We took a taxi back to Domburg to find somewhere to eat, having to slowly navigate a deeply potholed flooded jungle track until we got to a main road. Even then the vicious Drempels (sleeping policemen) lay across the road and slowed us to a crawl. Domburg proved disappointing initially as every restaurant was shut, but eventually, having deterred our driver Denis (a low loader driver by day) from driving us an hour and a half into Paramaribo, we found the riverside Yacht Club restaurant and bar that we had passed earlier. They provided a nice welcome, good food and lots of Paribo beer which was all most enjoyable.

Paramaribo waterfront
Next morning at 0800 we took a taxi into Paramaribo to complete clearance formalities. It was a long hour or more through heavy traffic until we reached our first stop; the Marine Authority of Surinam offices. We were all, as advised, wearing collared shirts, long trousers and shoes to meet officialdom and the necessity of this was borne out by the notices on many doors banning sun glasses, hats, tank tops, T-shirts, shorts and flip flops. The MAS official was efficient and spoke English well in an orderly air conditioned office. He handed me a great sheaf of papers to fill in, mostly aimed at cargo vessels, and all asking essentially for the same set of information about the boat and crew. Then passports, yellow fever certificates, crew lists, boat registration papers, and insurance policy had to be photocopied.
Second stop; Consulate visa section. Again a well appointed air conditioned place with comfortable sofas, and magazines. More form filling.

Third Stop; we all had to walk a few blocks to the water front and turn right to the Central Bank to pay €35 each for a single entry visa.

Fourth stop; we walk back to the consulate with our receipt to get visa stamps.
Fifth stop; the Military Police HQ where our details were inscribed again in detailed long hand.

Sixth stop: Along a corridor to Immigration. A handwritten sign on the door requires me to knock before entering, which I do, only to be brusquely told to get out as there is an applicant in there already.

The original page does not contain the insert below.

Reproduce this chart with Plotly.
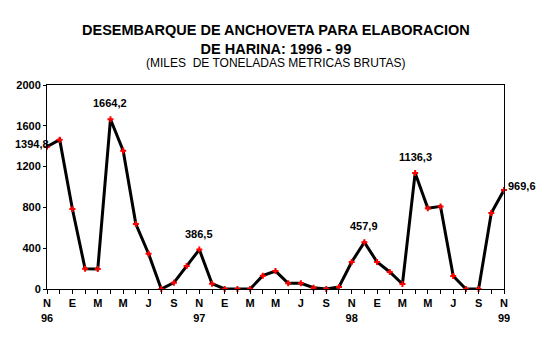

Eventually we get in, and the stern black official eventually softens and starts joking about Liverpool in the final of the football ~ something Mark can talk about in detail for hours, and so I keep quiet. Various people come in and are treated very differently. A young corporal gets high handed treatment, despite his exemplary stamping of polished boots and snappy salute. Various ladies get flirtatious remarks, and we get detailed football discussion! Eventually our passports are stamped and because I know that I have to go through it all again on Monday, I request outward clearance for the next day on Friday. To my amazement the official feels empowered to grant this request, and so we are stamped out for Friday evening.

Richard contemplating the peaceful sunset and the sounds of the jungle.

Clearance completed, and with the happy thought that I don't need to do it all again on Monday we head to the old Fort to look round the excellent museum, and have a drink. Later, we find our way along the waterfront to an elegant cafe for lunch before taxiing home with our taxi driver, Ram, down half flooded jungle tracks. The car ahead of us saw orange legged monkeys......how annoying to just miss that sight!

Back on board we decide to set off down river to Domburg for the evening and had a wonderful peaceful trip, motoring in 16-18metres of water within a few meters of the dense jungle with the sun setting over the river to the west. We anchored off Domburg and had another congenial evening on the terrace of the waterfront Yacht Club restaurant.